In the program (and her book), Kondo asks people to go through their stuff and keep what sparks joy. That’s for each person to decide, not Marie Kondo. The show is sweet-natured and upbeat as is its host. Yet the image below has been circulating on Twitter, with Kondo being called a “monster.”

I don’t know if the person who initially made the “monster” remark was doing it in jest, but it’s a misrepresentation.

Some English-language commentary on Kondo misses obvious cultural nuances. For example, in The Guardian, the aforementioned Schofield writes:

Kondo helps a woman declutter her books by ‘waking them up’. Surely the way to wake up any book is to open it up and read it aloud, not tap it with fairy finger motions – but this is the woo-woo, nonsense territory we are in.

Less “woo-woo nonsense” and more Japanese-style animism that comes out of the country’s indigenous Shinto beliefs. This is why Kondo asks people to thank each item before discarding. In Japan, objects can have souls (which is why I once had a Shinto priest bless my phone!) In my experience, it is not uncommon for people to thank a discarded object after being used for many years. So much of Kondo—and Japan—can be filtered through animism.

This doesn’t mean Kondo and her method are beyond reproach. Kondo has said she tried tearing out parts of books to see if that helped her declutter. It didn’t, so she doesn’t recommend it. Honestly, I do shudder at the notion of ripping parts out of books! The idea of pairing down one’s library isn’t intrinsically Japanese, either. There’s even a word for buying books and not reading them (積ん読 or tsundoku, literally meaning “reading pile”). Also, the country is filled with people who collect old books! If you are ever in Tokyo, visit Jinbocho, which is filled with old bookshops.

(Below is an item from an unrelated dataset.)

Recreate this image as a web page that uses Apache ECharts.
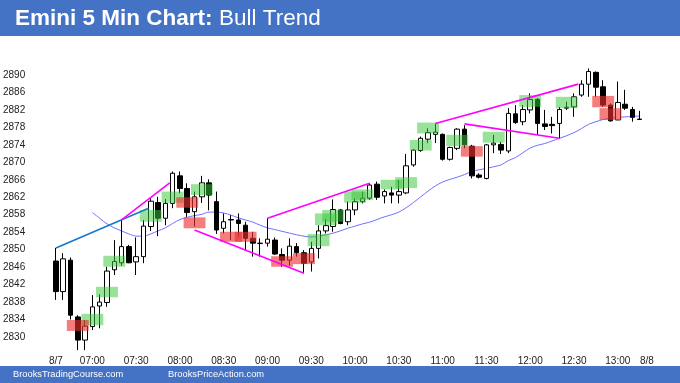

Kondo keeps about thirty books. That’s her ideal number. It’s not mine. I have hundreds and hundreds of books. They all spark joy and are stacked neatly in shelves. The ones that are not are stacked neatly on the floor. I don’t plan on weeding them out, because they bring me great happiness, which by Kondo’s standards is the question one should ask.

Does something spark joy? If so, keep it. She’s helping people ask the question, but it’s us who does the answering.